Harambat a assimilé la manière Prattienne mélancolique, sans en faire un maniérisme graphique et narratif attendu. A vif, sur le vif, le dessin n’est pas là uniquement pour dire, mais là aussi et paradoxalement pour témoigner, comme Callot avait su le faire avec ses eaux fortes, mais aux lumières/leçons contemporaines du reportage et du documentaire.
Intelligemment, le temps du récit se divise en trois parties, en trois témoignages, en trois temps de natures psychologiques différentes, celui de trois femmes comme trois parques fatidiques : la mère, la sœur et la femme d’Audijos. [4] Une triangulation parfaite pour faire ressortir la géographie interne d’un homme devenu/devenant légende.

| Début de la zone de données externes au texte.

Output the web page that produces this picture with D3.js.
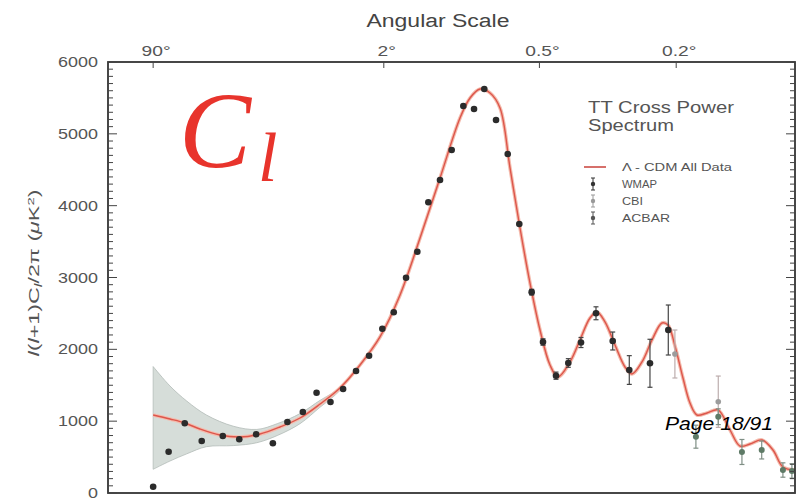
<!DOCTYPE html>
<html><head><meta charset="utf-8">
<script src="https://cdn.jsdelivr.net/npm/d3@7"></script>
<style>body{margin:0;background:#fff}svg{display:block}</style>
</head><body><svg id="c" width="802" height="500" font-family="'Liberation Sans',Arial,sans-serif"></svg>
<script>
// ---- data (multipole l, l(l+1)Cl/2pi in uK^2) ----
const curveL = [2,3.1,4.4,6.1,9.1,13.1,18.2,24.7,32.8,42.8,54.8,69.3,86.4,106.6,130.1,157.2,188.4,205.7,224.1,243.7,264.5,286.7,310.2,335.1,361.6,389.5,413,450.3,483.2,517.9,543.3,573.4,612.8,654.2,684.4,729.3,776.4,825.8,856.5,893.4,937.1,976.6,1017,1078,1147,1227,1296,1368,1459,1546,1628,1732];
const curveD = [1086,1030,975,891,807,780,821,919,1044,1239,1462,1782,2172,2757,3550,4385,5221,5499,5624,5569,5360,4525,3689,2924,2269,1782,1615,1824,2130,2436,2520,2381,2060,1754,1657,1824,2130,2367,2339,2047,1601,1253,1086,1114,1156,877,654,682,738,599,362,320];
const bandL  = [2,3.1,4.6,7.0,11.6,17.3,23.7,32.8,42.8,50,56];
const bandHi = [1760,1490,1280,1085,930,885,965,1105,1290,1390,1470];
const bandLo = [330,445,545,645,660,700,800,965,1195,1330,1450];
const wmapL = [2,3,4.4,6.35,9.6,12.9,17.1,22.2,27.5,34.1,40.9,48.8,56.9,66.2,76.7,88.6,99.9,113.3,126.7,140.9,157.2,174.9,194,212.9,232.3,256,281.5,308.5,339.5,369.8,407.1,444.9,486.6,539.6,603.6,672.6,766.8,858.1];
const wmapD = [88,575,970,724,794,748,817,692,988,1128,1396,1267,1448,1698,1911,2287,2516,2997,3359,4047,4358,4775,5388,5346,5624,5193,4720,3745,2796,2102,1633,1810,2095,2502,2116,1712,1806,2269];
const wmapE = [0,0,0,0,0,0,0,0,0,0,0,0,0,0,0,0,0,0,0,0,0,0,0,0,0,0,0,0,40,45,50,60,70,90,125,200,334,348];
const cbiL = [893,1149];
const cbiD = [1935,1271];
const cbiE = [334,357];
const acbarL = [1011,1149,1310,1457,1628,1705];
const acbarD = [784,1062,571,599,320,306];
const acbarE = [160,110,174,125,100,100];
const yTicks = [0,1000,2000,3000,4000,5000,6000];
const angDeg = [90,2,0.5,0.2];
const angLabels = ["90\u00b0","2\u00b0","0.5\u00b0","0.2\u00b0"];
const legendLabels = ["\u039b - CDM All Data","WMAP","CBI","ACBAR"];

const svg = d3.select("#c");
const W0=108, W1=795, H0=62, H1=493;
const x = d3.scalePow().exponent(0.25).domain([0.45,1732]).range([W0,W1]);
const y = d3.scaleLinear().domain([0,6000]).range([H1,H0]);
const SERIF = "'Liberation Serif','Times New Roman',serif";

function stretch(sel,k){ sel.each(function(){ const t=d3.select(this); const w=this.getComputedTextLength(); t.attr("textLength",w*k).attr("lengthAdjust","spacingAndGlyphs"); }); }
function fitW(sel,w){ sel.attr("textLength",w).attr("lengthAdjust","spacingAndGlyphs"); }

svg.append("defs").append("clipPath").attr("id","pc").append("rect")
  .attr("x",W0).attr("y",H0).attr("width",W1-W0).attr("height",H1-H0);
const plot = svg.append("g").attr("clip-path","url(#pc)");

// cosmic variance band
const band = bandL.map((l,i)=>({l,lo:bandLo[i],hi:bandHi[i]}));
plot.append("path").datum(band)
  .attr("d",d3.area().x(d=>x(d.l)).y0(d=>y(d.lo)).y1(d=>y(d.hi)).curve(d3.curveCatmullRom))
  .attr("fill","#d6ddd9").attr("stroke","#b3bbb7").attr("stroke-width",0.8);

// theory curve
const cdat = curveL.map((l,i)=>({l,v:curveD[i]}));
const line = d3.line().x(d=>x(d.l)).y(d=>y(d.v)).curve(d3.curveCatmullRom);
plot.append("path").datum(cdat).attr("d",line).attr("fill","none").attr("stroke","#f4bcae").attr("stroke-width",3.6);
plot.append("path").datum(cdat).attr("d",line).attr("fill","none").attr("stroke","#d8443a").attr("stroke-width",1.4).attr("opacity",0.85);

// points with error bars
function drawSet(L,D,E,col,barCol,r){
  const g = plot.append("g");
  L.forEach((l,i)=>{
    const cx=x(l), e=E[i];
    if(e>0){
      g.append("line").attr("x1",cx).attr("x2",cx).attr("y1",y(D[i]-e)).attr("y2",y(D[i]+e)).attr("stroke",barCol).attr("stroke-width",1.2);
      [D[i]-e,D[i]+e].forEach(v=>g.append("line").attr("x1",cx-2.5).attr("x2",cx+2.5).attr("y1",y(v)).attr("y2",y(v)).attr("stroke",barCol).attr("stroke-width",1.2));
    }
    g.append("circle").attr("cx",cx).attr("cy",y(D[i])).attr("r",r).attr("fill",col);
  });
}
drawSet(cbiL,cbiD,cbiE,"#9c9c9c","#bcadad",2.8);
drawSet(acbarL,acbarD,acbarE,"#5e7a66","#7f8f85",3);
drawSet(wmapL,wmapD,wmapE,"#2b2b2b","#444",3.3);

// frame
svg.append("rect").attr("x",W0).attr("y",H0).attr("width",W1-W0).attr("height",H1-H0)
  .attr("fill","none").attr("stroke","#333").attr("stroke-width",1.8);

// y ticks (left & right, inward)
const minor = d3.range(0,6001,100);
const tg = svg.append("g").attr("stroke","#444").attr("stroke-width",1);
minor.forEach(v=>{
  const len = v%1000===0 ? 9 : 5;
  tg.append("line").attr("x1",W0).attr("x2",W0+len).attr("y1",y(v)).attr("y2",y(v));
  tg.append("line").attr("x1",W1).attr("x2",W1-len).attr("y1",y(v)).attr("y2",y(v));
});
svg.append("g").selectAll("text").data(yTicks).join("text")
  .attr("x",W0-10).attr("y",d=>y(d)+5).attr("text-anchor","end")
  .attr("font-size",14).attr("fill","#555").text(d=>d)
  .call(stretch,1.28);

// top angular axis
angDeg.forEach((a,i)=>{
  const tx = x(180/a);
  svg.append("line").attr("x1",tx).attr("x2",tx).attr("y1",H0).attr("y2",H0+6).attr("stroke","#444");
  svg.append("text").attr("x",tx+3).attr("y",56).attr("text-anchor","middle")
    .attr("font-size",15).attr("fill","#555").text(angLabels[i]).call(stretch,1.28);
});
svg.append("text").attr("x",438).attr("y",27).attr("text-anchor","middle")
  .attr("font-size",18).attr("fill","#444").text("Angular Scale").call(fitW,143);

// y label
const yl = svg.append("text").attr("transform","translate(39,273) rotate(-90)")
  .attr("text-anchor","middle").attr("font-size",14).attr("fill","#555");
yl.append("tspan").attr("font-style","italic").text("l");
yl.append("tspan").text("(");
yl.append("tspan").attr("font-style","italic").text("l");
yl.append("tspan").text("+1)C");
yl.append("tspan").attr("font-style","italic").attr("font-size",10).attr("dy",3).text("l");
yl.append("tspan").attr("dy",-3).text("/2\u03c0 (");
yl.append("tspan").attr("font-style","italic").text("\u03bc");
yl.append("tspan").text("K");
yl.append("tspan").attr("font-size",9).attr("dy",-5).text("2");
yl.append("tspan").attr("dy",5).text(")");
fitW(yl,167);

// big C_l
svg.append("text").attr("x",179).attr("y",167).style("font-family",SERIF)
  .attr("font-style","italic").attr("font-size",108).attr("fill","#e8342c").text("C");
svg.append("text").attr("x",258).attr("y",181).style("font-family",SERIF)
  .attr("font-style","italic").attr("font-size",70).attr("fill","#e8342c").text("l");

// legend
svg.append("text").attr("x",588).attr("y",113).attr("font-size",16).attr("fill","#555").text("TT Cross Power").call(fitW,146);
svg.append("text").attr("x",588).attr("y",131).attr("font-size",16).attr("fill","#555").text("Spectrum").call(fitW,86);
const lgY = [167,184,201,218];
const lgW = [110,35,21,48];
svg.append("line").attr("x1",584).attr("x2",606).attr("y1",lgY[0]).attr("y2",lgY[0]).attr("stroke","#c8403a").attr("stroke-width",1.5);
const symCol = [null,"#333","#999","#555"];
for(let i=1;i<4;i++){
  const cy=lgY[i];
  svg.append("line").attr("x1",593).attr("x2",593).attr("y1",cy-6).attr("y2",cy+6).attr("stroke",symCol[i]);
  [cy-6,cy+6].forEach(v=>svg.append("line").attr("x1",591).attr("x2",595).attr("y1",v).attr("y2",v).attr("stroke",symCol[i]));
  svg.append("circle").attr("cx",593).attr("cy",cy).attr("r",2.2).attr("fill",symCol[i]);
}
legendLabels.forEach((t,i)=>{
  svg.append("text").attr("x",622).attr("y",lgY[i]+4).attr("font-size",11).attr("fill","#555").text(t).call(fitW,lgW[i]);
});

// page annotation
svg.append("text").attr("x",665).attr("y",430).attr("font-size",18).attr("font-style","italic")
  .attr("fill","#000").text("Page 18/91").call(fitW,108);
</script></body></html>
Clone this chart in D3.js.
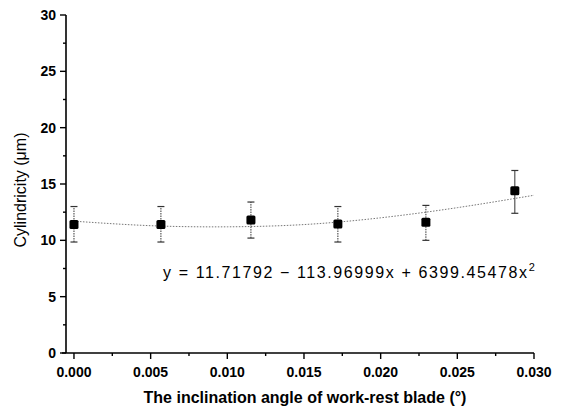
<!DOCTYPE html>
<html>
<head>
<meta charset="utf-8">
<script src="https://cdn.jsdelivr.net/npm/d3@7"></script>
<style>
  body { margin: 0; background: #fff; }
  text { font-family: Arial, "Liberation Sans", sans-serif; fill: #000; }
</style>
</head>
<body>
<div class="chart"></div>
<script>
// measured points
var angles = [0.0, 0.00567, 0.01154, 0.01721, 0.02295, 0.02875];
var cylindricity = [11.4, 11.4, 11.8, 11.45, 11.6, 14.4];
var errLow = [9.85, 9.85, 10.2, 9.85, 10.0, 12.4];
var errHigh = [13.0, 13.0, 13.4, 13.0, 13.1, 16.2];

// dotted fit line
var fitX = [0.0, 0.005, 0.010, 0.015, 0.020, 0.025, 0.030];
var fitY = [11.7, 11.3, 11.2, 11.4, 12.0, 12.9, 14.0];

var xTicks = [0.000, 0.005, 0.010, 0.015, 0.020, 0.025, 0.030];
var yTicks = [0, 5, 10, 15, 20, 25, 30];
var equationLabel = "y = 11.71792 \u2212 113.96999x + 6399.45478x";

var svgWidth = 566;
var svgHeight = 409;

var svg = d3.select(".chart")
  .append("svg")
  .attr("width", svgWidth)
  .attr("height", svgHeight);

var xScale = d3.scaleLinear()
  .domain([-0.00052, 0.030])
  .range([66, 534]);

var yScale = d3.scaleLinear()
  .domain([0, 30])
  .range([353, 15]);

// x axis
var xAxis = svg.append("g")
  .attr("transform", `translate(0, ${yScale(0)})`);

xAxis.append("line")
  .attr("x1", xScale.range()[0] - 4)
  .attr("x2", xScale.range()[1])
  .attr("stroke", "#000")
  .attr("stroke-width", 1.6);

xAxis.selectAll(".minor")
  .data(d3.range(0.0025, 0.030, 0.005))
  .enter()
  .append("line")
  .attr("x1", d => xScale(d))
  .attr("x2", d => xScale(d))
  .attr("y1", 0)
  .attr("y2", 3)
  .attr("stroke", "#000")
  .attr("stroke-width", 1.4);

xAxis.selectAll(".major")
  .data(xTicks)
  .enter()
  .append("line")
  .attr("x1", d => xScale(d))
  .attr("x2", d => xScale(d))
  .attr("y1", 0)
  .attr("y2", 6)
  .attr("stroke", "#000")
  .attr("stroke-width", 1.4);

xAxis.selectAll(".lbl")
  .data(xTicks)
  .enter()
  .append("text")
  .attr("x", d => xScale(d))
  .attr("y", 24)
  .attr("text-anchor", "middle")
  .style("font-size", "14px")
  .style("font-weight", "bold")
  .text(d => d3.format(".3f")(d));

// y axis
var yAxis = svg.append("g")
  .attr("transform", `translate(${xScale.range()[0]}, 0)`);

yAxis.append("line")
  .attr("y1", yScale(0))
  .attr("y2", yScale(30))
  .attr("stroke", "#000")
  .attr("stroke-width", 1.6);

yAxis.selectAll(".minor")
  .data(d3.range(2.5, 30, 5))
  .enter()
  .append("line")
  .attr("x1", 0)
  .attr("x2", -3)
  .attr("y1", d => yScale(d))
  .attr("y2", d => yScale(d))
  .attr("stroke", "#000")
  .attr("stroke-width", 1.4);

yAxis.selectAll(".major")
  .data(yTicks)
  .enter()
  .append("line")
  .attr("x1", 0)
  .attr("x2", -6)
  .attr("y1", d => yScale(d))
  .attr("y2", d => yScale(d))
  .attr("stroke", "#000")
  .attr("stroke-width", 1.4);

yAxis.selectAll(".lbl")
  .data(yTicks)
  .enter()
  .append("text")
  .attr("x", -10)
  .attr("y", d => yScale(d))
  .attr("dy", "0.35em")
  .attr("text-anchor", "end")
  .style("font-size", "14px")
  .style("font-weight", "bold")
  .text(d => d);

// fit curve
var fitLine = d3.line()
  .x(d => xScale(d[0]))
  .y(d => yScale(d[1]))
  .curve(d3.curveNatural);

svg.append("path")
  .datum(d3.zip(fitX, fitY))
  .attr("d", fitLine)
  .attr("fill", "none")
  .attr("stroke", "#777")
  .attr("stroke-width", 1)
  .attr("stroke-dasharray", "1.5,1.5");

// error bars
var points = angles.map((a, i) => ({
  x: a, y: cylindricity[i], lo: errLow[i], hi: errHigh[i]
}));

var bars = svg.selectAll(".err")
  .data(points)
  .enter()
  .append("g");

bars.append("line")
  .attr("x1", d => xScale(d.x))
  .attr("x2", d => xScale(d.x))
  .attr("y1", d => yScale(d.lo))
  .attr("y2", d => yScale(d.hi))
  .attr("stroke", "#333")
  .attr("stroke-width", 1)
  .attr("stroke-dasharray", (d, i) => i === 5 ? null : "1.5,1");

bars.selectAll(".cap")
  .data(d => [[d.x, d.lo], [d.x, d.hi]])
  .enter()
  .append("line")
  .attr("x1", d => xScale(d[0]) - 3.5)
  .attr("x2", d => xScale(d[0]) + 3.5)
  .attr("y1", d => yScale(d[1]))
  .attr("y2", d => yScale(d[1]))
  .attr("stroke", "#333")
  .attr("stroke-width", 1.2);

// markers
svg.selectAll(".pt")
  .data(points)
  .enter()
  .append("rect")
  .attr("x", d => xScale(d.x) - 4.5)
  .attr("y", d => yScale(d.y) - 4.5)
  .attr("width", 9)
  .attr("height", 9)
  .attr("rx", 1.5)
  .attr("fill", "#000");

// equation
var eq = svg.append("text")
  .attr("x", 163)
  .attr("y", 278)
  .style("font-size", "16px")
  .style("letter-spacing", "1.6px");
eq.append("tspan").text(equationLabel);
eq.append("tspan")
  .attr("dy", -7)
  .style("font-size", "11px")
  .text("2");

// axis titles
svg.append("text")
  .attr("x", 305)
  .attr("y", 403)
  .attr("text-anchor", "middle")
  .style("font-size", "16px")
  .style("font-weight", "bold")
  .text("The inclination angle of work-rest blade (\u00b0)");

svg.append("text")
  .attr("transform", "rotate(-90)")
  .attr("x", -190)
  .attr("y", 26)
  .attr("text-anchor", "middle")
  .style("font-size", "16px")
  .text("Cylindricity (\u03bcm)");
</script>
</body>
</html>
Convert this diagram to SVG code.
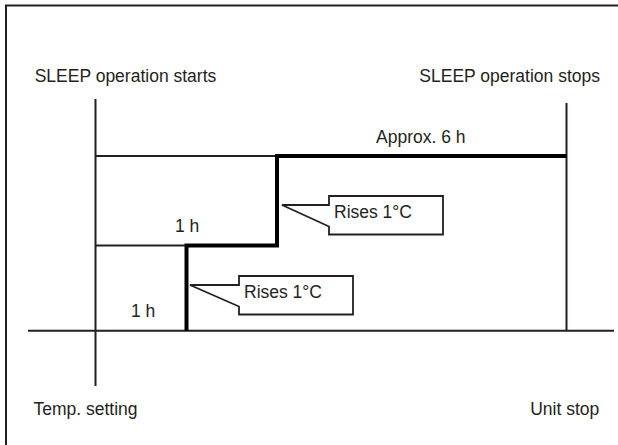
<svg xmlns="http://www.w3.org/2000/svg" width="618" height="445" viewBox="0 0 618 445">
<style>
text{font-family:"Liberation Sans",Arial,sans-serif;font-size:17.5px;fill:#231f20}
.thin{stroke:#231f20;stroke-width:2;fill:none}
.thick{stroke:#000;stroke-width:4;fill:none;stroke-linejoin:miter}
.callout{stroke:#231f20;stroke-width:1.8;fill:#fff;stroke-linejoin:miter}
</style>
<rect width="618" height="445" fill="#fff"/>
<path id="frame" class="thin" d="M6,445 V5.5 H618"/>
<g id="connectors">
<path class="thin" d="M95.5,99 V386"/>
<path class="thin" d="M566.5,103 V331"/>
<path class="thin" d="M28,330.7 H614"/>
<path class="thin" d="M95.5,156 H277"/>
<path class="thin" d="M95.5,245.5 H186"/>
<path class="thick" d="M186.5,331 V245.5 H277 V156 H566.5"/>
</g>
<g id="label-start"><text x="34.7" y="81.7">SLEEP operation starts</text></g>
<g id="label-stop"><text x="600" y="81.7" text-anchor="end">SLEEP operation stops</text></g>
<g id="label-6h"><text x="376" y="143">Approx. 6 h</text></g>
<g id="label-1h-upper"><text x="175" y="231.7">1 h</text></g>
<g id="label-1h-lower"><text x="131" y="316.7">1 h</text></g>
<g id="callout-upper">
<polygon class="callout" points="282,205 329,205 329,196 443,196 443,234.5 329,234.5 329,226.5"/>
<text x="334" y="218.3">Rises 1°C</text>
</g>
<g id="callout-lower">
<polygon class="callout" points="190,285 239,285 239,276 353,276 353,314.5 239,314.5 239,306.5"/>
<text x="244" y="298.3">Rises 1°C</text>
</g>
<g id="label-temp"><text x="33.5" y="415">Temp. setting</text></g>
<g id="label-unitstop"><text x="599.3" y="415" text-anchor="end">Unit stop</text></g>
</svg>
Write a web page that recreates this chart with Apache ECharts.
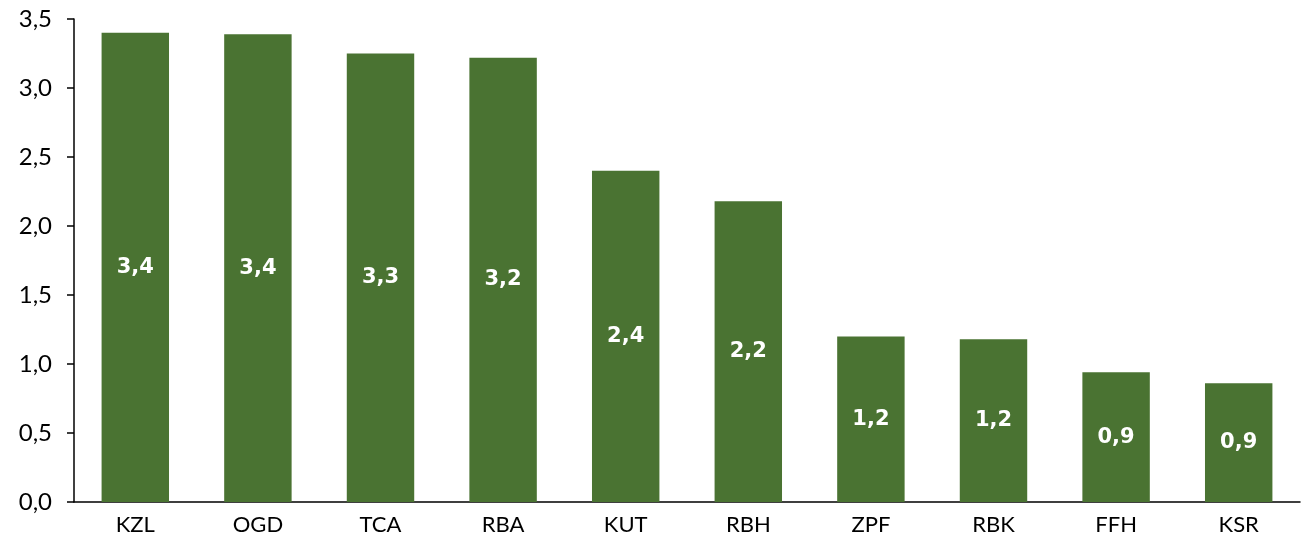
<!DOCTYPE html>
<html>
<head>
<meta charset="utf-8">
<script src="https://cdn.jsdelivr.net/npm/echarts@6/dist/echarts.min.js"></script>
<style>
  html, body { margin: 0; padding: 0; background: #fff; }
  #chart { width: 1308px; height: 544px; }
</style>
</head>
<body>
<div id="chart"></div>
<script>
// data
const categories = ['KZL', 'OGD', 'TCA', 'RBA', 'KUT', 'RBH', 'ZPF', 'RBK', 'FFH', 'KSR'];
const values = [3.40, 3.39, 3.25, 3.22, 2.40, 2.18, 1.20, 1.18, 0.94, 0.86];
const yTicks = { min: 0, max: 3.5, interval: 0.5 };

// decimal comma
const comma = v => v.toFixed(1).replace('.', ',');

const myChart = echarts.init(document.getElementById('chart'));
const option = {
    animation: false,
    grid: { left: 74, right: 8, top: 19, bottom: 42, containLabel: false },
    xAxis: {
        type: 'category',
        data: categories,
        axisLine: { lineStyle: { color: '#000', width: 1.5 } },
        axisTick: { show: false },
        axisLabel: { color: '#000', fontFamily: 'Lato, sans-serif', fontSize: 22, margin: 12 }
    },
    yAxis: {
        type: 'value',
        min: yTicks.min, max: yTicks.max, interval: yTicks.interval,
        splitLine: { show: false },
        axisLine: { show: true, lineStyle: { color: '#000', width: 1.5 } },
        axisTick: { show: true, length: 7, lineStyle: { color: '#000', width: 1.5 } },
        axisLabel: { color: '#000', fontFamily: 'Lato, sans-serif', fontSize: 24, margin: 22, formatter: comma }
    },
    series: [{
        type: 'bar',
        data: values,
        barWidth: '55%',
        itemStyle: { color: '#4a7332' },
        label: {
            show: true,
            position: 'inside',
            color: '#fff',
            fontFamily: 'DejaVu Sans, sans-serif',
            fontWeight: 'bold',
            fontSize: 21,
            formatter: p => comma(p.value)
        }
    }]
};
myChart.setOption(option);
</script>
</body>
</html>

Combattre l’oubli par l’oubli. Afficher ce qui est l’injustice, se faire sans nom quand on a un nom, mais aussi asseoir ce nom dans le mythe populaire quand celui-ci, de petite noblesse pauvre, va disparaître. Finalement cette mère a su convaincre son fils à combattre. Elle a eu une descendance par ce fils unique plus noble que d’autres dans l’acceptation de cette charge nobiliaire étrange consistant à se vouer à la guerre. Audijos est là jusqu’à nos jours quand ceux de hauts lignages sont ailleurs, sans histoires possibles, pure généalogie ne parlant qu’à ceux qui s’accrochent à ses branches, un peu à la manière superstitieuse de ceux croyant en certaines réincarnations. Ici point de fantômes d’une destinée actuelle falote s’accrochant au tuteur d’une vieille gloire, mais une histoire face à l’Histoire.
L’invisibilité se sera donc déplacée. Qui se souvient des batailles de Flandres ? Qui ne se souviendra pas d’Audijos luttant contre la gabelle en Gascogne ?

Notes

  1. Harambat ponctue ses chapitres d’eaux fortes de Jacques Callot extrait des Désastres de la guerre.
  2. Plus on en montre, plus on se trompe.
  3. Faire face au soleil roi, sans ombre est impossible.
  4. Elles représentent aussi les trois âges d’une vie.